Have a meet-and-greet with the groom's parents.
If you've never met your future son-in-law's parents, take the lead and plan a get-together with them (as long as it's feasible from a travel point of view). It doesn't have to be a formal dinner—cocktails or even getting together for coffee would work. The point is to get to know one another before the wedding so you're not complete strangers on the day your children wed.
Go dress shopping with the bride.
You should be one of the select few who gets to see the bride in variations of tulle and silk-satins, or whatever she chooses to wear. It'll be an emotional time for you, and you'll know when she's found the right dress.
Stand in for the bride as the vendor go-to person.
This often happens if the bride is getting married in her hometown, where you still live but she doesn't. You should be prepared to answer any questions posed by the caterer, baker, florist, etc., if they can't reach your daughter.
Scout locations and vendors.
Again, this will happen if the bride lives far from the wedding site and you're local. Take direction from you daughter and lots of photos!
Let the groom's mom know what color and style dress you'll be wearing.
This is to prevent a fashion disaster where both moms walk down the aisle wearing magenta gowns with short sleeves and silver belts. Awkward! Your dresses' length and formality should match, though, so one of you doesn't show up in a short cotton dress and the other in a lace gown.
Support the bride's decisions.
Unless she wants to get married underwater and expects her 100 guests to get certified in scuba-diving, the bride should be the decider. Of course, if you're picking up the floral bill and hate yellow roses, which the bride was planning for the centerpieces, there's going to be some serious discussion going on. Try to compromise—maybe the bride could indulge in her favorite flower by having an all-yellow roses bouquet.
Offer up your shoulder to cry on.
Be there for her when the going gets tough, like when the bridesmaids are acting up or she finds out her first-choice photographer is already booked.

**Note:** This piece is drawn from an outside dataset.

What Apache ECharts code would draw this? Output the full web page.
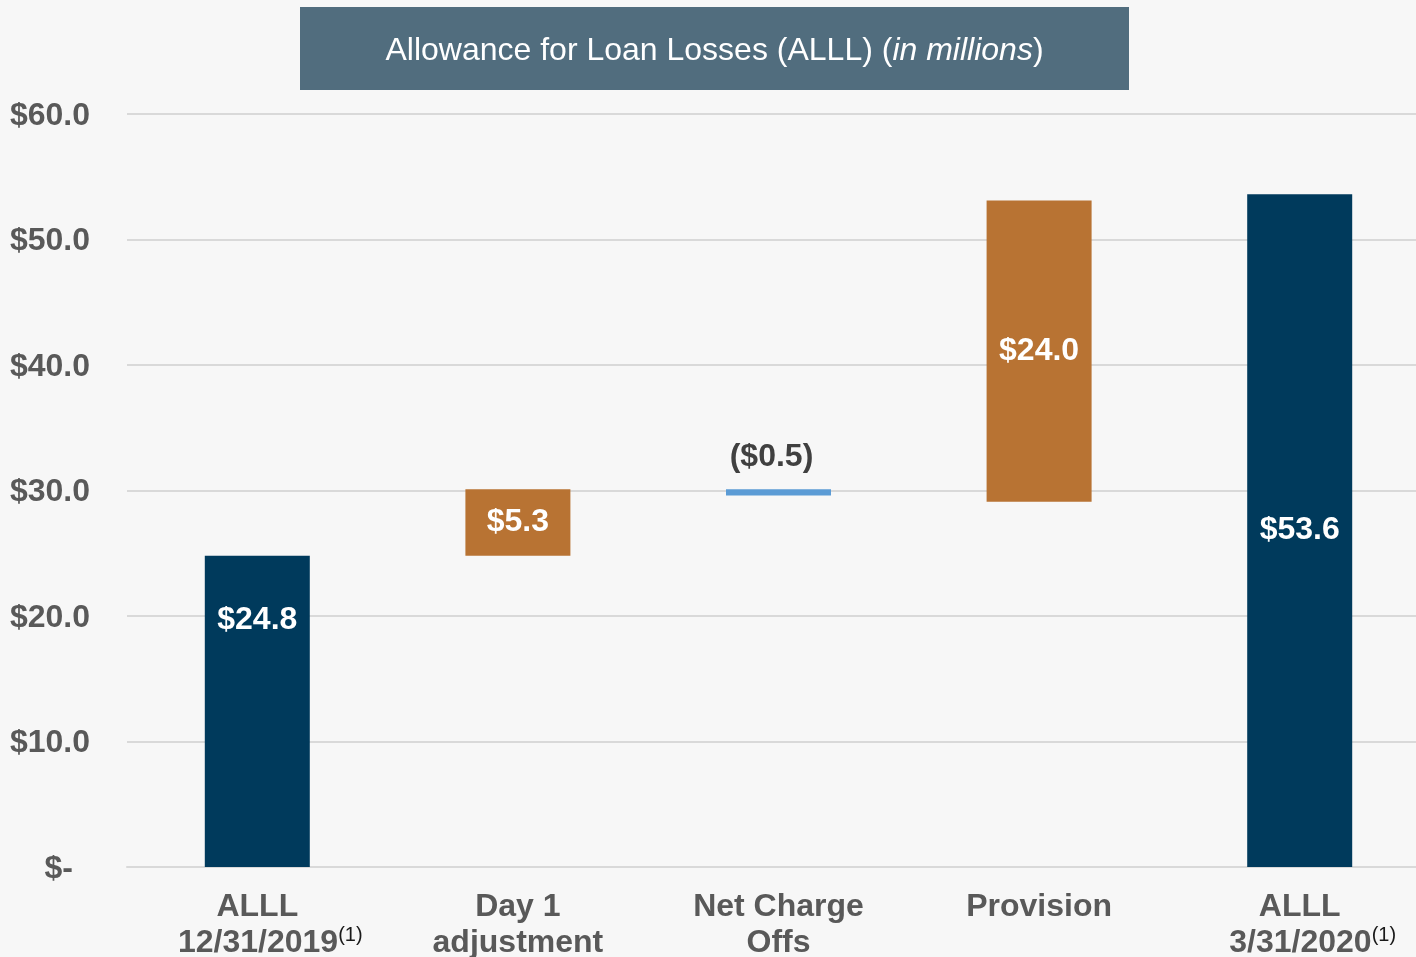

Help the bridal-shower hosts.
If you follow tradition, you're not supposed to host the shower, since the party's purpose is to bring the bride gifts (the idea was that it would be tacky for you to essentially be saying, "Bring my daughter nice gifts, people!"). But times have changed, and it's becoming more acceptable for the mother of the bride or a relative of the bride to be involved in hosting duties. You can offer to help with making decorations, food, or favor bags, or contribute to the shower without being named on the invitation.